By Gary McClain, Ph.D.
Originally published on Advocate.com November 02 2011 11:05 AM ET
“The alarm goes off and I just can’t drag myself out of bed.”
I hear this a lot. Clients I’ll call Nate, Jen, and Carlos have told me this recently. Nate received his HIV diagnosis a couple of months ago and is still adjusting to it emotionally. Jen is in the process of rebuilding her life after breaking up with her partner. Carlos has been living with HIV for 20 years but is now on disability benefits and doesn’t know what to do with his time.
What about you? How often do you have trouble getting motivated in the morning? For better or worse, the day doesn’t really get under way until you are out of bed. So if you are stuck there, chances are you’re going to lose an important chunk of your day and spend what’s left of it in catch-up mode.
Here are a few techniques to help yourself make that first big move:
First, take a look at your self-talk. Each day can be a celebration of life. It starts with deciding to focus on what’s working in your life instead of what’s not working; being open to exploring what’s possible; embracing the people who matter the most and keeping them close; and giving yourself credit for doing the best you can in spite of life’s challenges.

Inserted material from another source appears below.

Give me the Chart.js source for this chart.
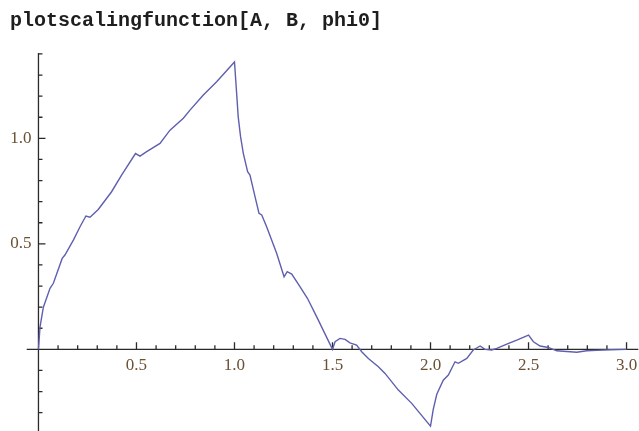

Toss all of this into your mental blender and give yourself a motivational boost before boosting yourself out of bed.
Create an incentive for getting up. Purchase a coffeepot with a timer so that you can set it like an alarm clock each night. If you aren’t into java, find something else to look forward to, even a favorite TV or radio show that might make the morning a little easier to face. Or what about that nice hot shower? Some quiet time to think and get yourself centered? Toast with strawberry jam?

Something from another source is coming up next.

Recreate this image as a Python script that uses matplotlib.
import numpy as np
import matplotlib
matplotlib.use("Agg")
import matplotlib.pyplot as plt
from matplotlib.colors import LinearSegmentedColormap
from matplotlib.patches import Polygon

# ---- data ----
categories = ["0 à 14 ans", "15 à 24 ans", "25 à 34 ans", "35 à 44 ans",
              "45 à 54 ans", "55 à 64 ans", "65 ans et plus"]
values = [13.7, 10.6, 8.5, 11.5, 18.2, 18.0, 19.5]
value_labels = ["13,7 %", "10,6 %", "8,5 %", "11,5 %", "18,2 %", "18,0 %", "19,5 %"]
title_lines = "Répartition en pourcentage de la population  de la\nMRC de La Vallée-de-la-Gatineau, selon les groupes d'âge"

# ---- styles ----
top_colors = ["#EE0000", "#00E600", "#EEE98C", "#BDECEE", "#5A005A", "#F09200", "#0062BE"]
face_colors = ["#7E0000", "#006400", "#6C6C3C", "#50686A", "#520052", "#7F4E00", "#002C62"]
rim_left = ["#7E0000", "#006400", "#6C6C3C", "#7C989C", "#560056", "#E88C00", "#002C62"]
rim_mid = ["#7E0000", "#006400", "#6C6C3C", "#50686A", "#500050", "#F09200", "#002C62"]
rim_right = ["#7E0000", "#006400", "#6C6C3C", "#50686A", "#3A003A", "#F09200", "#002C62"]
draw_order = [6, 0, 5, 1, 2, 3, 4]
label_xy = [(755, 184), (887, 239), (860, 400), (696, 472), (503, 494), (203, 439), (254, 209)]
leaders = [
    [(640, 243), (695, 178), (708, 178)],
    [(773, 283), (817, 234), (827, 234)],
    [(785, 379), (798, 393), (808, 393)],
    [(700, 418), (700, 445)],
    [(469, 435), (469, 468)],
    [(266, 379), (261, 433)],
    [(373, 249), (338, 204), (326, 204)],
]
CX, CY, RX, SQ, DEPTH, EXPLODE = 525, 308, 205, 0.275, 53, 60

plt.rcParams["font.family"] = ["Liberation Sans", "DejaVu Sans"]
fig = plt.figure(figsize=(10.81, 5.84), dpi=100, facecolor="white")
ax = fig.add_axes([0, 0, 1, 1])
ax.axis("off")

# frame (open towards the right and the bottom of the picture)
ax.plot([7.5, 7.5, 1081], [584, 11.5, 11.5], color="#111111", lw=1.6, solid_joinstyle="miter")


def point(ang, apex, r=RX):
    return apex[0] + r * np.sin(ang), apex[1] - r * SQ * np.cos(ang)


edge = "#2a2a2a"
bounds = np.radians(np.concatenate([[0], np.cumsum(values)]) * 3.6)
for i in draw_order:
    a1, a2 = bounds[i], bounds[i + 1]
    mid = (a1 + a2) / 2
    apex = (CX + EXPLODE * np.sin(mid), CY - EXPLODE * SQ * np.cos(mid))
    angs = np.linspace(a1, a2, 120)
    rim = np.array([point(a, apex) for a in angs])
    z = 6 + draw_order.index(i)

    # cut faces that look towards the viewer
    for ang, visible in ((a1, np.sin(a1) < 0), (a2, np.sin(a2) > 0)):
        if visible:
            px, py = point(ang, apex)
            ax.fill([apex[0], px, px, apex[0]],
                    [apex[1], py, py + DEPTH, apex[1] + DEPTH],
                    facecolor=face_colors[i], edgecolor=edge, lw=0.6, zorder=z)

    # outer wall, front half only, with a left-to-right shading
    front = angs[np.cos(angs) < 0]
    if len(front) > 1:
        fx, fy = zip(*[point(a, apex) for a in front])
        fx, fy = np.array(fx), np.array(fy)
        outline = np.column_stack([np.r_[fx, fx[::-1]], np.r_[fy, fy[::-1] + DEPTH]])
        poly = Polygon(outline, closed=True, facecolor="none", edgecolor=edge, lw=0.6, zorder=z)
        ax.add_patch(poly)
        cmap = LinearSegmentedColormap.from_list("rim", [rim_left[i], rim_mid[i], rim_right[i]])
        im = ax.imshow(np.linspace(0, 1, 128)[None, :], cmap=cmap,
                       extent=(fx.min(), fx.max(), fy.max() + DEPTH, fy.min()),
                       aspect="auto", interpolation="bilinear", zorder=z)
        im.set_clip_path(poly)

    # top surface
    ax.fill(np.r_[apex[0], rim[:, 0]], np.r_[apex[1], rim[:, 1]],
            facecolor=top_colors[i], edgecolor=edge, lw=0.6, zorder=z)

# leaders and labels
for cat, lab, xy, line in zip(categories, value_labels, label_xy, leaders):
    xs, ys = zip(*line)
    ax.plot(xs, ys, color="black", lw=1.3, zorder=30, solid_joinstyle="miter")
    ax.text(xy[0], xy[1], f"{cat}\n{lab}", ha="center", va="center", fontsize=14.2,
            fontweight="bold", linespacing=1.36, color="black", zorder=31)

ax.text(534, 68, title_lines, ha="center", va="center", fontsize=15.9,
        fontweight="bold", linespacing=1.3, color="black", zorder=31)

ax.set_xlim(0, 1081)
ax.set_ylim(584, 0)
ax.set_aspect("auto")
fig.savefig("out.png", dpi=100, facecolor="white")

Reframe “I have to” as “I chose to.” If you have a family or a job (or both), then I suspect that you have responsibilities that ultimately force you out from under the covers. But ask yourself, Is there a labor of love somewhere in the middle of all of those obligations—a greater choice that I made? Consider the quality time in the morning with your partner. The joy of getting the kids ready for the day.
Taking your dog for a walk. Greeting a coworker you enjoy being with. Knowing that the job you are going to, even if you don’t love it, is financially providing what you need in life. Focus less on the tasks and more on the purpose that drives you to get them done. Also, consider adding more purpose to your life. Maybe it’s time to do some volunteering that requires you to be there early.
Enlist a support team. Is there someone you can make a deal with to call you in the morning? Maybe a sponsor or a relative? There’s nothing like a few words of encouragement or some tough love to help start the day.
Plan ahead. Before you go to bed at night, make a list of what you want to accomplish the next day. One of the advantages of making a list is to be able to decide what you want to get done and what you can postpone. Keep it simple. Don’t forget to add something you enjoy to the list.
Fake it till you make it. Sometimes getting up in the morning is a rational decision, something that you choose to do because you have to. If you wait until you feel like getting up, you might just decide you don’t feel like it. Using a little tough love with yourself might help. And keep in mind that positive actions can create positive energy, so look at your getting-up routine as an opportunity to build some forward momentum into your life.
Get help if you’re still not feeling it. If you are suffering from anxiety or depression, getting up in the morning isn’t a matter of willpower. Not being able to get out of bed in the morning can literally be impossible due to a combination of emotional, cognitive, and physical symptoms that leave you feeling like you’re glued to the mattress. If this describes you, then it’s time to reach out to your health care team—let them know what’s going on.
This is your wake-up call. Don’t miss out on the opportunities that each day brings by hiding under the covers.